Search out records of how the building and its neighbours have performed historically in terms of capital growth and rental income. This is no guarantee of future performance, but it could give you an indication of whether the area is thriving or in decline.

  1. Look for hidden costs

Did anything happen in the past that could produce unexpected costs in the future? For example, if the land was ever used for a service station, or maybe a dry-cleaning outlet, there’s a chance that chemical contamination will require expensive disposal. There can also be hidden expenses associated with the running and maintenance of buildings, so always ask for evidence of the total cost.

  1. Think big

If you’re intending to grow your business, how much space will you need in five, 10 or even 15 years’ time? Investing in extra space could make sound business sense if you can to rent it out until you need it. First, you’ll need to research the local rental market to find out whether space in that area is highly prized or whether offices and warehouses tend to stand empty for long periods. Bear in mind that commercial leases are far more complicated than residential equivalents so, even in popular locations, it can take some time to find suitable tenants.

 After you’ve moved in

 

  1. First impressions count

Customers, tenants and potential clients are all influenced by the look of a building – and you don’t need a big budget for an effective cosmetic makeover. Inside and out, a fresh coat of paint, superficial repairs and adequate lighting can be transformational. The right signage is also important – look for contemporary, easy-to-read signs that reflect the nature of your business.

  1. Add facilities

Over time, it might be worth considering permanent renovations. Adding facilities such as a courtyard, seating area, covered parking or even a gym or childcare facilities can increase the desirability – and therefore the value – of your property. Before you start any major work, you must secure the right approval and permits. Without them, your building and public liability insurances might not be effective and, when you decide to sell, you may have to undertake expensive reparation work.

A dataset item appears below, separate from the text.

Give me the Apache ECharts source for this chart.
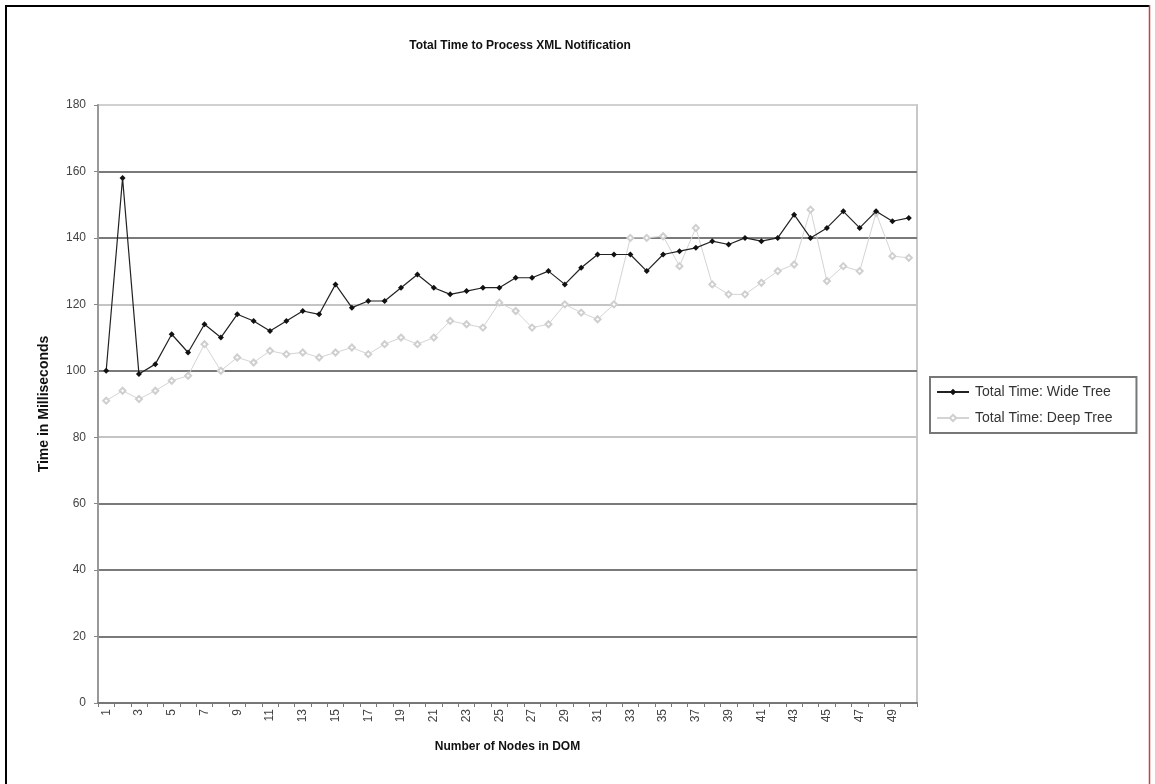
<!DOCTYPE html>
<html>
<head>
<meta charset="utf-8">
<title>Total Time to Process XML Notification</title>
<script src="https://cdn.jsdelivr.net/npm/echarts@6/dist/echarts.min.js"></script>
<style>
  html, body { margin: 0; padding: 0; background: #fff; }
  #chart { width: 1155px; height: 784px; }
</style>
</head>
<body>
<div id="chart"></div>
<script>
// Node counts 1..50
const nodeCounts = Array.from({ length: 50 }, (_, i) => String(i + 1));

// Total processing time (ms) for the wide tree
const wideTree = [
  100, 158, 99, 102, 111, 105.5, 114, 110, 117, 115,
  112, 115, 118, 117, 126, 119, 121, 121, 125, 129,
  125, 123, 124, 125, 125, 128, 128, 130, 126, 131,
  135, 135, 135, 130, 135, 136, 137, 139, 138, 140,
  139, 140, 147, 140, 143, 148, 143, 148, 145, 146
];

// Total processing time (ms) for the deep tree
const deepTree = [
  91, 94, 91.5, 94, 97, 98.5, 108, 100, 104, 102.5,
  106, 105, 105.5, 104, 105.5, 107, 105, 108, 110, 108,
  110, 115, 114, 113, 120.5, 118, 113, 114, 120, 117.5,
  115.5, 120, 140, 140, 140.5, 131.5, 143, 126, 123, 123,
  126.5, 130, 132, 148.5, 127, 131.5, 130, 147.5, 134.5, 134
];

const seriesNames = ['Total Time: Wide Tree', 'Total Time: Deep Tree'];
const yTicks = { min: 0, max: 180, step: 20 };

const FONT = '"Liberation Sans", Arial, sans-serif';

const chart = echarts.init(document.getElementById('chart'), null, { renderer: 'canvas' });

chart.setOption({
  animation: false,
  backgroundColor: '#fff',
  title: {
    text: 'Total Time to Process XML Notification',
    left: 515,
    top: 35,
    textAlign: 'center',
    textStyle: { fontFamily: FONT, fontSize: 12, fontWeight: 'bold', color: '#111' }
  },
  legend: {
    orient: 'vertical',
    left: 930,
    top: 377,
    padding: [8, 24, 8, 6],
    itemGap: 12,
    itemWidth: 32,
    itemHeight: 8,
    borderColor: '#777',
    borderWidth: 2,
    backgroundColor: '#fff',
    textStyle: { fontFamily: FONT, fontSize: 14, color: '#333', padding: [0, 0, 0, 1] },
    data: seriesNames
  },
  grid: {
    left: 98,
    right: 238,
    top: 105,
    bottom: 81,
    show: true,
    borderColor: '#c8c8c8',
    borderWidth: 2
  },
  xAxis: {
    type: 'category',
    data: nodeCounts,
    boundaryGap: true,
    name: 'Number of Nodes in DOM',
    nameLocation: 'middle',
    nameGap: 38,
    nameTextStyle: { fontFamily: FONT, fontSize: 12, fontWeight: 'bold', color: '#111' },
    axisLine: { show: true, lineStyle: { color: '#777', width: 2 } },
    axisTick: { show: true, interval: 0, length: 4, lineStyle: { color: '#777', width: 1 } },
    axisLabel: {
      interval: 1,
      rotate: 90,
      margin: 6,
      fontFamily: FONT,
      fontSize: 12,
      color: '#444'
    },
    splitLine: { show: false }
  },
  yAxis: {
    type: 'value',
    min: yTicks.min,
    max: yTicks.max,
    interval: yTicks.step,
    name: 'Time in Milliseconds',
    nameLocation: 'middle',
    nameGap: 47,
    nameTextStyle: { fontFamily: FONT, fontSize: 14, fontWeight: 'bold', color: '#111' },
    axisLine: { show: true, lineStyle: { color: '#999', width: 2 } },
    axisTick: { show: true, length: 4, lineStyle: { color: '#888', width: 1 } },
    axisLabel: { margin: 12, fontFamily: FONT, fontSize: 12, color: '#444' },
    splitLine: {
      show: true,
      lineStyle: {
        width: 2,
        color: ['#777', '#7a7a7a', '#7a7a7a', '#7a7a7a', '#c4c4c4',
                '#7a7a7a', '#c4c4c4', '#7a7a7a', '#7a7a7a', '#d0d0d0']
      }
    }
  },
  series: [
    {
      name: seriesNames[0],
      type: 'line',
      data: wideTree,
      symbol: 'diamond',
      symbolSize: 6,
      color: '#111',
      itemStyle: { color: '#111' },
      lineStyle: { color: '#222', width: 1.2 },
      z: 3
    },
    {
      name: seriesNames[1],
      type: 'line',
      data: deepTree,
      symbol: 'emptyDiamond',
      symbolSize: 6,
      color: '#cfcfcf',
      itemStyle: { color: '#cfcfcf', borderColor: '#cfcfcf' },
      lineStyle: { color: '#d4d4d4', width: 1 },
      z: 2
    }
  ],
  graphic: [
    // frame around the whole chart
    { type: 'line', shape: { x1: 5, y1: 6, x2: 1150, y2: 6 }, style: { stroke: '#000', lineWidth: 2 } },
    { type: 'line', shape: { x1: 6, y1: 5, x2: 6, y2: 784 }, style: { stroke: '#000', lineWidth: 2 } },
    { type: 'line', shape: { x1: 1149.5, y1: 5, x2: 1149.5, y2: 784 }, style: { stroke: '#c84040', lineWidth: 1.5 } }
  ]
});
</script>
</body>
</html>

  1. Increase the rentable space

Are you wasting space on unnecessarily wide corridors or impractically large rooms? Increasing the space you have available for rental can sometimes be achieved by simply changing the building’s layout. You could also consider building an extension or adding another storey.

  1. Rent out your boardroom

Invest in quality furniture and the latest technology for your boardroom and, depending where you’re based, you may be able to rent it out for meetings or training sessions.

  1. Maximise tax deductions

If you do decide to buy a property, make sure you keep all your records. You may be able to claim tax deductions and GST credits for the property itself and some of the expenses associated with it.